The two-part structure is problematic, largely because while the meat of the movie is in the second half, the first part goes on for a long time and many may be left feeling they were led up the garden path. There is actually a lot of relevant stuff going on during the lengthy set-up, but it’s tough not to feel it could have all been handled a lot more succinctly or in a way that didn’t feel so much like we’ve suddenly fallen into a different movie after 60 minutes, including a slightly tacked on thriller element with a cop (Carla Gugino) snooping around.
It’s also true that if you’re a literalist, you may find the movie a bit hard to swallow.
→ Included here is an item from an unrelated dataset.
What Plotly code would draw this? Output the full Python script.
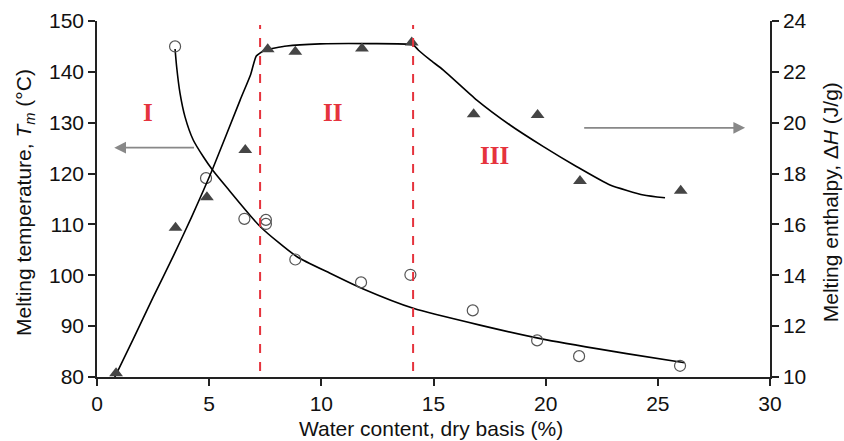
import plotly.graph_objects as go

# Melting temperature (circles, left axis)
tm_x = [3.48, 4.86, 6.57, 7.53, 7.53, 8.84, 11.77, 13.97, 16.75, 19.62, 21.49, 25.99]
tm_y = [145.0, 119.1, 111.1, 110.9, 110.1, 103.1, 98.6, 100.1, 93.1, 87.2, 84.1, 82.2]
# Fitted Tm curve
tm_fit_x = [3.48, 3.55, 3.7, 3.92, 4.29, 4.74, 5.15, 5.78, 7.27, 8.9, 10.39, 11.87, 14.1, 17.07, 20.04, 23.61, 26.2]
tm_fit_y = [144.5, 141.0, 135.8, 131.2, 126.6, 123.3, 120.7, 117.3, 109.6, 103.7, 100.4, 97.3, 93.5, 90.2, 87.3, 84.6, 82.8]

# Melting enthalpy (triangles, right axis)
dh_x = [0.85, 3.5, 4.9, 6.61, 7.61, 8.84, 11.81, 14.03, 16.79, 19.64, 21.53, 26.02]
dh_y = [10.15, 15.87, 17.07, 18.93, 22.89, 22.79, 22.92, 23.15, 20.33, 20.30, 17.71, 17.32]
# Fitted ΔH curve
dh_fit_x = [0.73, 1.62, 2.51, 3.4, 4.22, 5.14, 6.38, 6.85, 7.1, 7.45, 8.46, 9.94, 12.17, 14.1, 14.32,
            14.85, 15.44, 16.93, 18.41, 19.9, 21.39, 22.87, 24.36, 25.32]
dh_fit_y = [9.88, 11.5, 13.15, 14.75, 16.3, 18.15, 20.89, 21.9, 22.62, 22.84, 23.02, 23.1, 23.11, 23.06, 22.86,
            22.47, 22.07, 20.89, 19.91, 19.06, 18.27, 17.55, 17.16, 17.05]

region_x = [7.27, 14.09]
region_labels = ["I", "II", "III"]
region_label_x = [2.27, 10.48, 17.7]
region_label_y = [132.1, 132.1, 123.6]

x_ticks = [0, 5, 10, 15, 20, 25, 30]
y_left_ticks = [80, 90, 100, 110, 120, 130, 140, 150]
y_right_ticks = [10, 12, 14, 16, 18, 20, 22, 24]

FONT = "Liberation Sans, Arial, sans-serif"
RED = "#e5333d"
TXT = "#111111"

fig = go.Figure()
fig.add_trace(go.Scatter(x=tm_fit_x, y=tm_fit_y, mode="lines",
                         line=dict(color="black", width=1.6, shape="spline", smoothing=0.6),
                         yaxis="y", hoverinfo="skip"))
fig.add_trace(go.Scatter(x=tm_x, y=tm_y, mode="markers", cliponaxis=False,
                         marker=dict(symbol="circle-open", size=11, color="#555555", line=dict(width=1.2)), yaxis="y"))
fig.add_trace(go.Scatter(x=dh_fit_x, y=dh_fit_y, mode="lines",
                         line=dict(color="black", width=1.6, shape="spline", smoothing=0.5),
                         yaxis="y2", hoverinfo="skip"))
fig.add_trace(go.Scatter(x=dh_x, y=dh_y, mode="markers", cliponaxis=False,
                         marker=dict(symbol="triangle-up", size=12, color="#454545"), yaxis="y2"))

shapes = []
for rx in region_x:
    shapes.append(dict(type="line", xref="x", yref="y", x0=rx, x1=rx, y0=81.2, y1=149.2,
                       line=dict(color=RED, width=2, dash="dash")))

annotations = []
for t, lx, ly in zip(region_labels, region_label_x, region_label_y):
    annotations.append(dict(x=lx, y=ly, xref="x", yref="y", text=f"<b>{t}</b>", showarrow=False,
                            font=dict(family="Liberation Serif, Times New Roman, serif", size=25, color=RED)))
# arrows
annotations.append(dict(x=0.77, y=125.1, ax=4.39, ay=125.1, xref="x", yref="y", axref="x", ayref="y",
                        text="", showarrow=True, arrowhead=2, arrowsize=1.3, arrowwidth=1.8, arrowcolor="#888888"))
annotations.append(dict(x=28.89, y=129.0, ax=21.65, ay=129.0, xref="x", yref="y", axref="x", ayref="y",
                        text="", showarrow=True, arrowhead=2, arrowsize=1.3, arrowwidth=1.8, arrowcolor="#888888"))
# axis titles
annotations.append(dict(x=0.497, y=-0.146, xref="paper", yref="paper", showarrow=False,
                        xanchor="center", yanchor="middle",
                        text="Water content, dry basis (%)", font=dict(family=FONT, size=21, color=TXT)))
annotations.append(dict(x=-0.107, y=0.4916, xref="paper", yref="paper", showarrow=False, textangle=-90,
                        xanchor="center", yanchor="middle",
                        text="Melting temperature, <i>T</i><sub><i>m</i></sub> (°C)",
                        font=dict(family=FONT, size=21, color=TXT)))
annotations.append(dict(x=1.091, y=0.4916, xref="paper", yref="paper", showarrow=False, textangle=-90,
                        xanchor="center", yanchor="middle",
                        text="Melting enthalpy, Δ<i>H</i> (J/g)", font=dict(family=FONT, size=21, color=TXT)))

axis_common = dict(showgrid=False, zeroline=False, showline=True, linecolor="#222222", linewidth=1.5,
                   ticks="outside", ticklen=7, tickwidth=1.5, tickcolor="#222222", automargin=False,
                   tickfont=dict(family=FONT, size=21, color=TXT))

fig.update_layout(
    width=844, height=441,
    margin=dict(l=97, r=74, t=21, b=64),
    plot_bgcolor="white", paper_bgcolor="white",
    showlegend=False,
    font=dict(family=FONT, color=TXT),
    xaxis=dict(range=[0, 30], tickvals=x_ticks, **axis_common),
    yaxis=dict(range=[80, 150], tickvals=y_left_ticks, **axis_common),
    yaxis2=dict(range=[10, 24], tickvals=y_right_ticks, overlaying="y", side="right", anchor="x", **axis_common),
    yaxis3=dict(range=[10, 24], tickvals=y_right_ticks, overlaying="y", side="right", anchor="x",
                showgrid=False, zeroline=False, showline=False, ticks="inside", ticklen=6, tickwidth=1.5,
                tickcolor="#222222", showticklabels=False, automargin=False),
    shapes=shapes,
    annotations=annotations,
)

fig.write_html("out.html", config={"displayModeBar": False},
               post_script="document.body.style.margin='0';document.body.style.overflow='hidden';")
In a realistic sense, what happens in the second half aren’t the most believable of events, and when it’s revealed what’s in the note, some may feel a bit let-down that it isn’t slightly more dramatic. However if you take things more symbolically – that this is about the death of dreams, youth and the acceptance (or not) of the numb disappointment of middle aged life – there’s a lot to think about here. The film doesn’t exactly come to the cheeriest of conclusions about your 40s and beyond, although it does place the fault of the men rather than life itself. I also felt slightly annoyed at Christian Cook’s stock character who’s gay and suicidal, which almost unwittingly falls into old stereotypes.
It’s difficult to know how much to recommend I Melt With You, as it will undoubtedly divide audiences. Some will find it gripping, moving, thought-provoking, transcendent and rather sad, while others will feel the entire thing is frustrating, disappointing, unbelievable and about a bunch of unpleasant people. Personally, while I did have problems with the left field turn the movie makes and I was starting to feel annoyed by the characters, I found the second-half pretty absorbing and incredibly interesting. There’s also little doubt that the acting is great – as you’d expect from such a good cast – and it looks wonderful (the opening credits include a ‘colorist’, showing just how important the look was to the makers of the film), with director Mark Pellington creating some great shots. Indeed, even while the first half often seems a tad aimless, Pellington’s handling of the increasingly drug-hazed shenanigans is great.
Overall Verdict: I can’t guarantee you won’t absolutely hate it, but if you give it a chance, there are plenty of interesting ideas about midlife here, as well as a plot that will leave you thinking.